* [EXERCISE PROMPT]: Look through the material below and copy exactly the lines from the line with "Give me the" to the line with "const cellSize = 0.05;", those two lines included.

* [EXTRACTED INFORMATION]:
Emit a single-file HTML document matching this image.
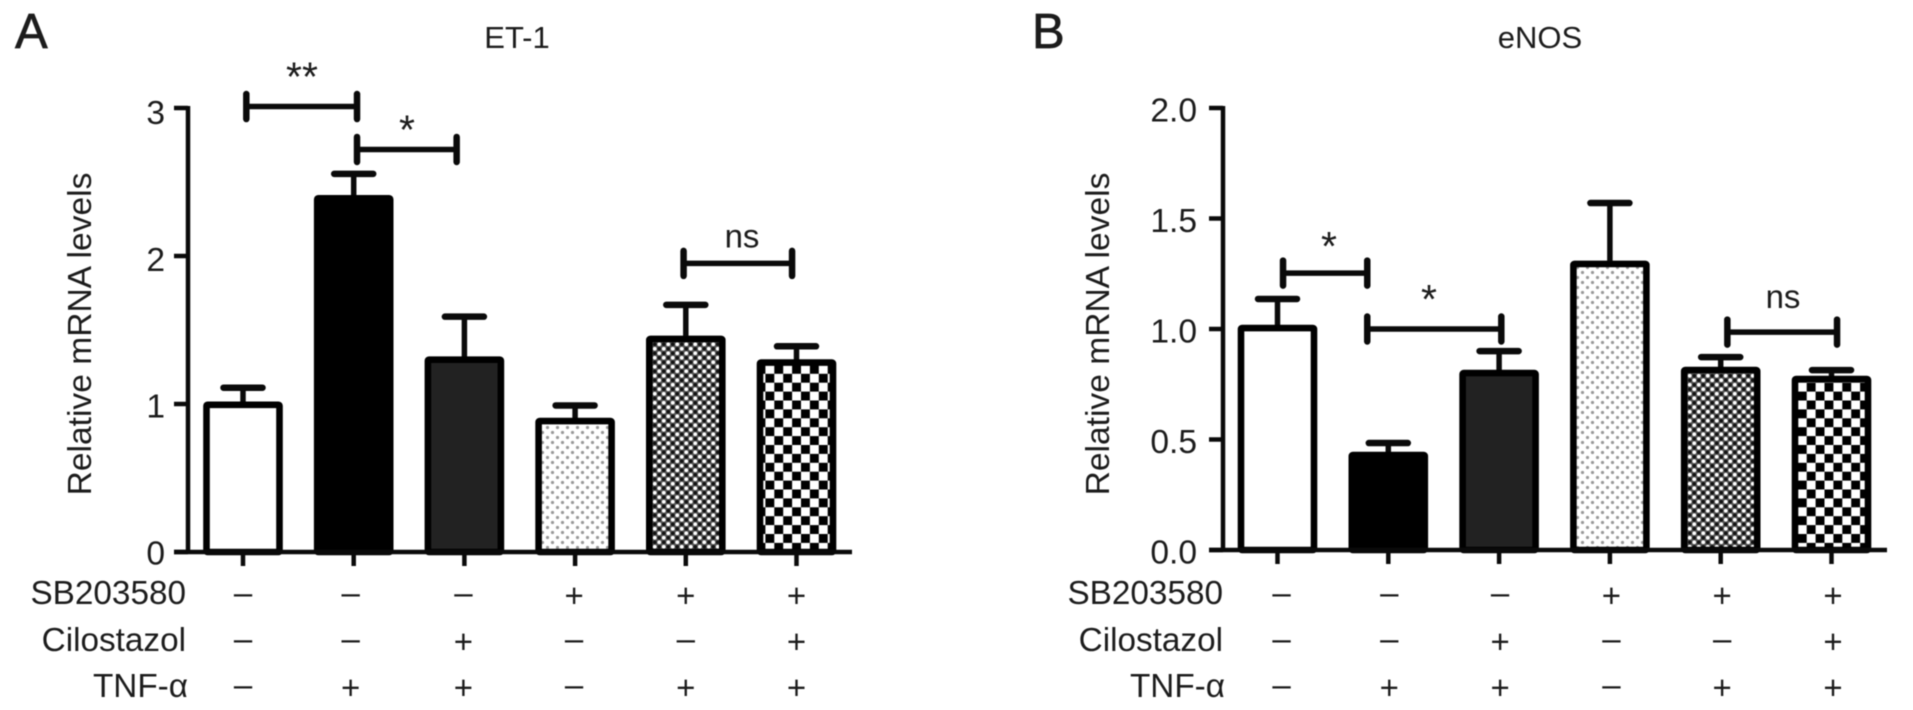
==
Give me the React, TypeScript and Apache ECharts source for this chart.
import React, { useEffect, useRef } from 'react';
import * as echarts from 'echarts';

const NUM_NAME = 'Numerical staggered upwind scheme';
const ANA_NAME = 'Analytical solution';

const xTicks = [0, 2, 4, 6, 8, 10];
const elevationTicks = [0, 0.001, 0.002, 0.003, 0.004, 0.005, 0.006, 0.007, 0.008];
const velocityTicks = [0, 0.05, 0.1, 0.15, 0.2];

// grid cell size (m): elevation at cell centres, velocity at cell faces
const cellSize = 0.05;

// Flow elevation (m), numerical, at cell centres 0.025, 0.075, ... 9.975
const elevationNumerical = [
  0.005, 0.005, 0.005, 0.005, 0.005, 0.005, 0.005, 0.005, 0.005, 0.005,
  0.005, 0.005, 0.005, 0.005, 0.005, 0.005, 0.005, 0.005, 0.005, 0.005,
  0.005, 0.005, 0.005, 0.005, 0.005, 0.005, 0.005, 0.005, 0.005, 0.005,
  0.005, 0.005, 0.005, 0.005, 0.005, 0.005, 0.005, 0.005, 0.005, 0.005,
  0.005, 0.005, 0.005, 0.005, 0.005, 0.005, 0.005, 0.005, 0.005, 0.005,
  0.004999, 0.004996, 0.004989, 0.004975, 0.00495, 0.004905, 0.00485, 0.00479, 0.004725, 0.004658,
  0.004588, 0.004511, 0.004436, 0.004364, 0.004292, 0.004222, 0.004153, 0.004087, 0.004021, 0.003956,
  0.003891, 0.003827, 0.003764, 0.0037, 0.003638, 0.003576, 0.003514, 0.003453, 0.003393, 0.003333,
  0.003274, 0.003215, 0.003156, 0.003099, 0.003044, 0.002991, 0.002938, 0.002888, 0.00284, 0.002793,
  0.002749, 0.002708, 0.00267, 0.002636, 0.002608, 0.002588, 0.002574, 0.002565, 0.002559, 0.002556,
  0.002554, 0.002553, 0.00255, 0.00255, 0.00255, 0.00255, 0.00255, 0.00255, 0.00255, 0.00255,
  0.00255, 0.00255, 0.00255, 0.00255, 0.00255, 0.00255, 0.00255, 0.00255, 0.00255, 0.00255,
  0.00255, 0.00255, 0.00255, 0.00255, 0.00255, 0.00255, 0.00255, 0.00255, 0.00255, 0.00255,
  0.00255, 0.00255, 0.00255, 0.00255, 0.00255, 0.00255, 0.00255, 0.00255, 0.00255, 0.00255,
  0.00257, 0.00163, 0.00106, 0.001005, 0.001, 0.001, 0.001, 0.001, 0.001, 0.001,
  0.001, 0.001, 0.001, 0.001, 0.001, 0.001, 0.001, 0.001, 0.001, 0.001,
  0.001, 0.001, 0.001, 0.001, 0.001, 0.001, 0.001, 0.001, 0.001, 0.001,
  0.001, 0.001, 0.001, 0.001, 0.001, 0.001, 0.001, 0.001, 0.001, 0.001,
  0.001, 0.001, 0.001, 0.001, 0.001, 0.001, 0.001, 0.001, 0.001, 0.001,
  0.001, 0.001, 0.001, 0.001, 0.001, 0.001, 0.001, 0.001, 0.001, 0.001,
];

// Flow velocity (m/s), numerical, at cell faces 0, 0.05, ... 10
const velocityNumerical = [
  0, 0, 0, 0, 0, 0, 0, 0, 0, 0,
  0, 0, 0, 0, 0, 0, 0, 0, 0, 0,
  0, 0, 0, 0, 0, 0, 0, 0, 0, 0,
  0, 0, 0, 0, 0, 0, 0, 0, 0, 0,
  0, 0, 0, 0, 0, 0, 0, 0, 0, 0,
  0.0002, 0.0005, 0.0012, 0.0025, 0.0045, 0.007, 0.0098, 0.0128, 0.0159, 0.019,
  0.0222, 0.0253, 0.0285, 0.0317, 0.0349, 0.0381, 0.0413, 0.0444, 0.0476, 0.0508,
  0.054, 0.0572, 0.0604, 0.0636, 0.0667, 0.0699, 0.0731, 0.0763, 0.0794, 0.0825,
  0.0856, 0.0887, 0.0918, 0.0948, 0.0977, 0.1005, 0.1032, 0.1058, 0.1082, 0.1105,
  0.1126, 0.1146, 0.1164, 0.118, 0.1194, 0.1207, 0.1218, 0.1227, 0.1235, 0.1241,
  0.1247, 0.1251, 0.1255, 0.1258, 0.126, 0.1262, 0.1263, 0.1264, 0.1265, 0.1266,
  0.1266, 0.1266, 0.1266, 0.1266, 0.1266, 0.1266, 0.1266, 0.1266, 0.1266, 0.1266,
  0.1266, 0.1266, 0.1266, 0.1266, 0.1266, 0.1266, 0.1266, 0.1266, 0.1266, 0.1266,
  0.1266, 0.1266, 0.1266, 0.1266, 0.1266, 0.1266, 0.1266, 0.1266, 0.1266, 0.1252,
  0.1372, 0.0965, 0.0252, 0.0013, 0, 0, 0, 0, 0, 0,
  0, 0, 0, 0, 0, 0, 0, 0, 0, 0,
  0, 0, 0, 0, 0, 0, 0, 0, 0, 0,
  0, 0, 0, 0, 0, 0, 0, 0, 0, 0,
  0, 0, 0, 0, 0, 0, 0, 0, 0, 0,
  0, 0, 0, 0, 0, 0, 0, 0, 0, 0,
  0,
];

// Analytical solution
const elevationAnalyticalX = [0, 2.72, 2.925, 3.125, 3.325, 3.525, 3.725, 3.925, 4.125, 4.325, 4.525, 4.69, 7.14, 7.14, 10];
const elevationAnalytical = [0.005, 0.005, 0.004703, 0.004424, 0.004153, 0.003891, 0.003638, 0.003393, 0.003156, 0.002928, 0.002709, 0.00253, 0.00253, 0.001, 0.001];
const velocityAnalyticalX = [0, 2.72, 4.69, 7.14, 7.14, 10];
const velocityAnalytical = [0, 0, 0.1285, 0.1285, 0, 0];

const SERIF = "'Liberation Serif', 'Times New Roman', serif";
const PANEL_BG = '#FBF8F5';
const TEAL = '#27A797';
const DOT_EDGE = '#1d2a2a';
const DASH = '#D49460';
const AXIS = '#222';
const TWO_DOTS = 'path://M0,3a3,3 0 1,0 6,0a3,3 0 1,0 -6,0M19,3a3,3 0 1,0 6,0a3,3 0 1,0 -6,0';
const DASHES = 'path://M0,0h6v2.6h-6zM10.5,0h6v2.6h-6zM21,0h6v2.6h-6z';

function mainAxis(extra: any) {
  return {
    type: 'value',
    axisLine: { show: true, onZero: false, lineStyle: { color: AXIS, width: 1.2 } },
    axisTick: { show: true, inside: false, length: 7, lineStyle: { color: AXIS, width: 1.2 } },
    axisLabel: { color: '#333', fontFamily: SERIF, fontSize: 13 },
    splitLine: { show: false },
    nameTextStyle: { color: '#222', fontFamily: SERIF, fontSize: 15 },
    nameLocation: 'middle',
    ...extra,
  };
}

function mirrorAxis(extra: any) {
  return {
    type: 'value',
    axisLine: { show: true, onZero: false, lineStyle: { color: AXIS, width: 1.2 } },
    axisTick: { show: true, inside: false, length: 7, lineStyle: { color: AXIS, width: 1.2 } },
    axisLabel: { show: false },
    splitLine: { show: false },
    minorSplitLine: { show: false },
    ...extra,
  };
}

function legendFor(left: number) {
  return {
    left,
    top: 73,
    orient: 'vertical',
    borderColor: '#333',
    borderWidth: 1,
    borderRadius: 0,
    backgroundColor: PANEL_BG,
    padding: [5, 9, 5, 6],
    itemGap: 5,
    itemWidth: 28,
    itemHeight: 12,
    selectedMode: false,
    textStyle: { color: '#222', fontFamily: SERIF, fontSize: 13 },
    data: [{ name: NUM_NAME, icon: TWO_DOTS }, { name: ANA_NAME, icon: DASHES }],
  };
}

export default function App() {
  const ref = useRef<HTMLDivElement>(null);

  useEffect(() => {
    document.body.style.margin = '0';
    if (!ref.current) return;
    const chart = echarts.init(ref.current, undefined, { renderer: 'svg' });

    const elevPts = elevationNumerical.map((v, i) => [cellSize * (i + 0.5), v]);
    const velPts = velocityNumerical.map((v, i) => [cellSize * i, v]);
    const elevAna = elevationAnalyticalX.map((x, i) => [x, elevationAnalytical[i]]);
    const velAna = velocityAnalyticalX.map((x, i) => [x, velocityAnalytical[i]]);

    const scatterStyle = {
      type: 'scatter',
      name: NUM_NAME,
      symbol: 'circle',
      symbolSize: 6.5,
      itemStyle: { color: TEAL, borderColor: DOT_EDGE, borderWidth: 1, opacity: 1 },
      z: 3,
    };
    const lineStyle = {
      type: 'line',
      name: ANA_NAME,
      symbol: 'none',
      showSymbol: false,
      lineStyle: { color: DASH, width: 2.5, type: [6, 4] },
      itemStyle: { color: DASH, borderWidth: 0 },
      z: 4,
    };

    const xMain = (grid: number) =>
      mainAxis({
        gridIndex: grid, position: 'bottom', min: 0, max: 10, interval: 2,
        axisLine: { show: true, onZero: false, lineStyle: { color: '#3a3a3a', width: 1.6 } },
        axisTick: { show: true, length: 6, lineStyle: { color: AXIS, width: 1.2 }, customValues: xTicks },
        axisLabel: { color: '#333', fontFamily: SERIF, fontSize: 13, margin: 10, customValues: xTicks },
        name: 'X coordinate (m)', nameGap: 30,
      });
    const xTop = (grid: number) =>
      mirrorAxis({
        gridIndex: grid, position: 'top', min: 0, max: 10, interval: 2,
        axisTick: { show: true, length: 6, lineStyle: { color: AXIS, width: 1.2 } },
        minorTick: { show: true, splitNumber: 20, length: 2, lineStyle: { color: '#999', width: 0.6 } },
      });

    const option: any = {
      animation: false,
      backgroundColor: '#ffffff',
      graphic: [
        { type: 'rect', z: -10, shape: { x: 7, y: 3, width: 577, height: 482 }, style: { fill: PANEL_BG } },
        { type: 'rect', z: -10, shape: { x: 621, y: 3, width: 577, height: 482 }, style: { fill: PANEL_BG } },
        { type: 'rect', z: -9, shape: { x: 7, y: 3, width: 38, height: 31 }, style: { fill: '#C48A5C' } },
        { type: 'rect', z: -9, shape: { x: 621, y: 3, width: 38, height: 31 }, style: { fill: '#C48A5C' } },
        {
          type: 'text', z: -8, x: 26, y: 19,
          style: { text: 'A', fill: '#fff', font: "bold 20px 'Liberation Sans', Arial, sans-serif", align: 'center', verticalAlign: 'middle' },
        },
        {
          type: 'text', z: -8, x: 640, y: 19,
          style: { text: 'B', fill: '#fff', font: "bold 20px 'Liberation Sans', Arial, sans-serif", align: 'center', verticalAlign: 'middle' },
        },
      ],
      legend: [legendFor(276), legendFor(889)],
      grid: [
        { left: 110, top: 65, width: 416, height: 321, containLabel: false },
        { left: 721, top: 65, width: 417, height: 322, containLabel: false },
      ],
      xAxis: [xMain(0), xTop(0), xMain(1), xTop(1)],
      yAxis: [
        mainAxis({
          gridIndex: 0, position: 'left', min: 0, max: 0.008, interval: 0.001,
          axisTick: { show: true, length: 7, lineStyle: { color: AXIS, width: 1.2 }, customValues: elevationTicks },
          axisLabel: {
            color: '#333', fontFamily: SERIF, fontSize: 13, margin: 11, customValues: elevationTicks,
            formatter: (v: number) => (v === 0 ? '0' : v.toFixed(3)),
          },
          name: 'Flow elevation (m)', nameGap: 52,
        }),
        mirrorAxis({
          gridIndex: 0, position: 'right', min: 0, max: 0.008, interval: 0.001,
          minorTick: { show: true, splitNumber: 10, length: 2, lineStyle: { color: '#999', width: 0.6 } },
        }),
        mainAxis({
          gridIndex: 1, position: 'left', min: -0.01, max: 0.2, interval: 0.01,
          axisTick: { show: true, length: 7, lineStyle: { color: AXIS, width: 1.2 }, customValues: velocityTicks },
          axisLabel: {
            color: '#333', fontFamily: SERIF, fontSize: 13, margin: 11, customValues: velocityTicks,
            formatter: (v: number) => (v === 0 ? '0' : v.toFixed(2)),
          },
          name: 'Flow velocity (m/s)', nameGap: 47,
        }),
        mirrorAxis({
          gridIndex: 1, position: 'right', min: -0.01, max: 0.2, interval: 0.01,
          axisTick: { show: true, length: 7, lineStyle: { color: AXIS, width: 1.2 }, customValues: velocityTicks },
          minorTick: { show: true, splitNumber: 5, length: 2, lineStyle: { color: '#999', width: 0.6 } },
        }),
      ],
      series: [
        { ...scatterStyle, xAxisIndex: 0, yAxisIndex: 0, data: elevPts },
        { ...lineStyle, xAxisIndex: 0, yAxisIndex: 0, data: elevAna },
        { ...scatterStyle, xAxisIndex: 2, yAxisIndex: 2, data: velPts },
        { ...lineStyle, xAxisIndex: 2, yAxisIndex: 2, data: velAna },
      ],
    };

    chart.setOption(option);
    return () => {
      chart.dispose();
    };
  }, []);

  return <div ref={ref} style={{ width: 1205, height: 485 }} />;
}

* [ANSWER FOR THIS EXERCISE]:
Give me the React, TypeScript and Apache ECharts source for this chart.
import React, { useEffect, useRef } from 'react';
import * as echarts from 'echarts';

const NUM_NAME = 'Numerical staggered upwind scheme';
const ANA_NAME = 'Analytical solution';

const xTicks = [0, 2, 4, 6, 8, 10];
const elevationTicks = [0, 0.001, 0.002, 0.003, 0.004, 0.005, 0.006, 0.007, 0.008];
const velocityTicks = [0, 0.05, 0.1, 0.15, 0.2];

// grid cell size (m): elevation at cell centres, velocity at cell faces
const cellSize = 0.05;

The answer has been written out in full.